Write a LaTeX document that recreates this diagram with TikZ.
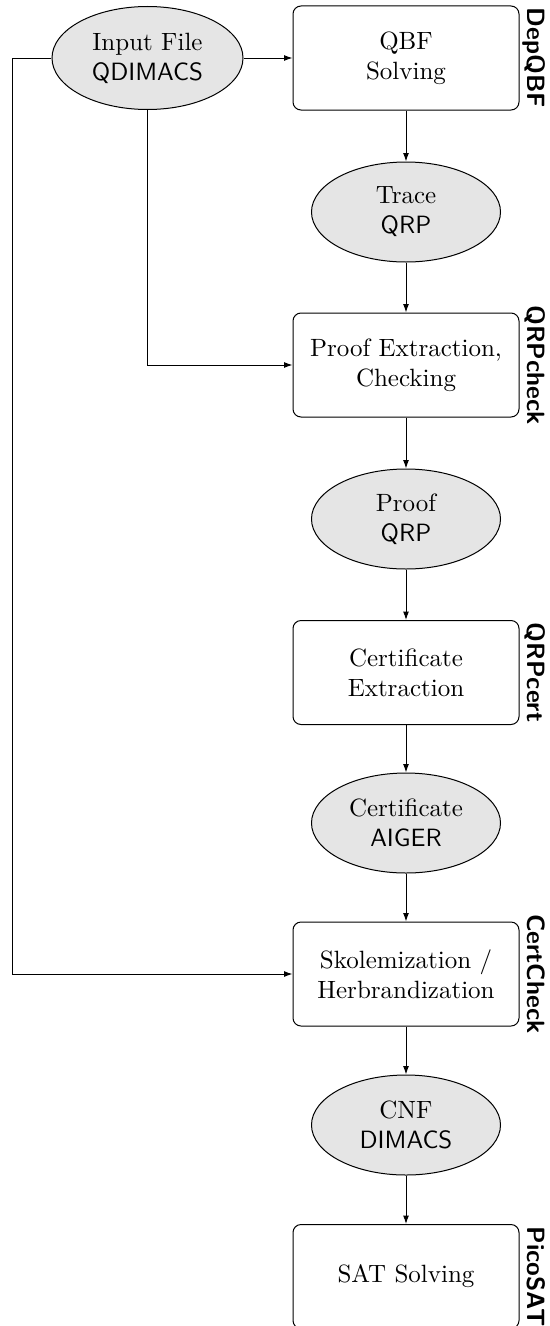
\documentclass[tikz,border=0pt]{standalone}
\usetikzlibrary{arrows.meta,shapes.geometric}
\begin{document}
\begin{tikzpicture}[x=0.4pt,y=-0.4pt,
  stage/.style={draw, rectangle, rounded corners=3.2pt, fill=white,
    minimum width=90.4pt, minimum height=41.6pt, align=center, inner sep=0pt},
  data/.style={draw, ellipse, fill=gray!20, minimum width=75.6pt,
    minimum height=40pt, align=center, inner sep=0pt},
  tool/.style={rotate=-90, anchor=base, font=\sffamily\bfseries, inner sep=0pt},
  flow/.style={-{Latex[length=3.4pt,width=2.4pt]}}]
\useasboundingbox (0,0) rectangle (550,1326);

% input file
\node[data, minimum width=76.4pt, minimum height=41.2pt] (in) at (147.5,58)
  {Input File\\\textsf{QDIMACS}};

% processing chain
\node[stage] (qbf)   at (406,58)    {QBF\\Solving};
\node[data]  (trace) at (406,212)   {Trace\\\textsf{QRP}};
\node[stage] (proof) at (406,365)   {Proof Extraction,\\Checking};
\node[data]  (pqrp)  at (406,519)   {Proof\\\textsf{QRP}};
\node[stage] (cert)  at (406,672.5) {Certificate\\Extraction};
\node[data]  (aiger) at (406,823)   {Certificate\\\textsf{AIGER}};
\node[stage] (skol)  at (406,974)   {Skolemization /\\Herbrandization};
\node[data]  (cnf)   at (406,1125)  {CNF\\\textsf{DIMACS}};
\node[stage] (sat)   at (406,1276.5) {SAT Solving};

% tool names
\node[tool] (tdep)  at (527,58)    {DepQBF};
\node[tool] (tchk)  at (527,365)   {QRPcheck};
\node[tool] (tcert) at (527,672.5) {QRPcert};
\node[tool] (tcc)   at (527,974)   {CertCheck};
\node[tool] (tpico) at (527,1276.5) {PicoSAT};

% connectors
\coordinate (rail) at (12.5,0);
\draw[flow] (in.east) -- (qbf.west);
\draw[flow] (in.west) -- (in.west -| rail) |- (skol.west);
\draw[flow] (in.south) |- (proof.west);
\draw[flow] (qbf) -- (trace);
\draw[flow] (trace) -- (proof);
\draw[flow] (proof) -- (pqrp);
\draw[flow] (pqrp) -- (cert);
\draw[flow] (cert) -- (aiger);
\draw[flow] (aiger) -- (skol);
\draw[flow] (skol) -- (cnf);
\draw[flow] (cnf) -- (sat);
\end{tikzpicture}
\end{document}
◇ ◇ ◇
**Exercise requirements**. Quote the material exactly. Pictures stay out.

**Response to the task**.
Write a LaTeX document that recreates this diagram with TikZ.
\documentclass[tikz,border=0pt]{standalone}
\usetikzlibrary{arrows.meta,shapes.geometric}
\begin{document}
\begin{tikzpicture}[x=0.4pt,y=-0.4pt,
  stage/.style={draw, rectangle, rounded corners=3.2pt, fill=white,
    minimum width=90.4pt, minimum height=41.6pt, align=center, inner sep=0pt},
  data/.style={draw, ellipse, fill=gray!20, minimum width=75.6pt,
    minimum height=40pt, align=center, inner sep=0pt},
  tool/.style={rotate=-90, anchor=base, font=\sffamily\bfseries, inner sep=0pt},
  flow/.style={-{Latex[length=3.4pt,width=2.4pt]}}]
\useasboundingbox (0,0) rectangle (550,1326);

% input file
\node[data, minimum width=76.4pt, minimum height=41.2pt] (in) at (147.5,58)
  {Input File\\\textsf{QDIMACS}};

% processing chain
\node[stage] (qbf)   at (406,58)    {QBF\\Solving};
\node[data]  (trace) at (406,212)   {Trace\\\textsf{QRP}};
\node[stage] (proof) at (406,365)   {Proof Extraction,\\Checking};
\node[data]  (pqrp)  at (406,519)   {Proof\\\textsf{QRP}};
\node[stage] (cert)  at (406,672.5) {Certificate\\Extraction};
\node[data]  (aiger) at (406,823)   {Certificate\\\textsf{AIGER}};
\node[stage] (skol)  at (406,974)   {Skolemization /\\Herbrandization};
\node[data]  (cnf)   at (406,1125)  {CNF\\\textsf{DIMACS}};
\node[stage] (sat)   at (406,1276.5) {SAT Solving};

% tool names
\node[tool] (tdep)  at (527,58)    {DepQBF};
\node[tool] (tchk)  at (527,365)   {QRPcheck};
\node[tool] (tcert) at (527,672.5) {QRPcert};
\node[tool] (tcc)   at (527,974)   {CertCheck};
\node[tool] (tpico) at (527,1276.5) {PicoSAT};

% connectors
\coordinate (rail) at (12.5,0);
\draw[flow] (in.east) -- (qbf.west);
\draw[flow] (in.west) -- (in.west -| rail) |- (skol.west);
\draw[flow] (in.south) |- (proof.west);
\draw[flow] (qbf) -- (trace);
\draw[flow] (trace) -- (proof);
\draw[flow] (proof) -- (pqrp);
\draw[flow] (pqrp) -- (cert);
\draw[flow] (cert) -- (aiger);
\draw[flow] (aiger) -- (skol);
\draw[flow] (skol) -- (cnf);
\draw[flow] (cnf) -- (sat);
\end{tikzpicture}
\end{document}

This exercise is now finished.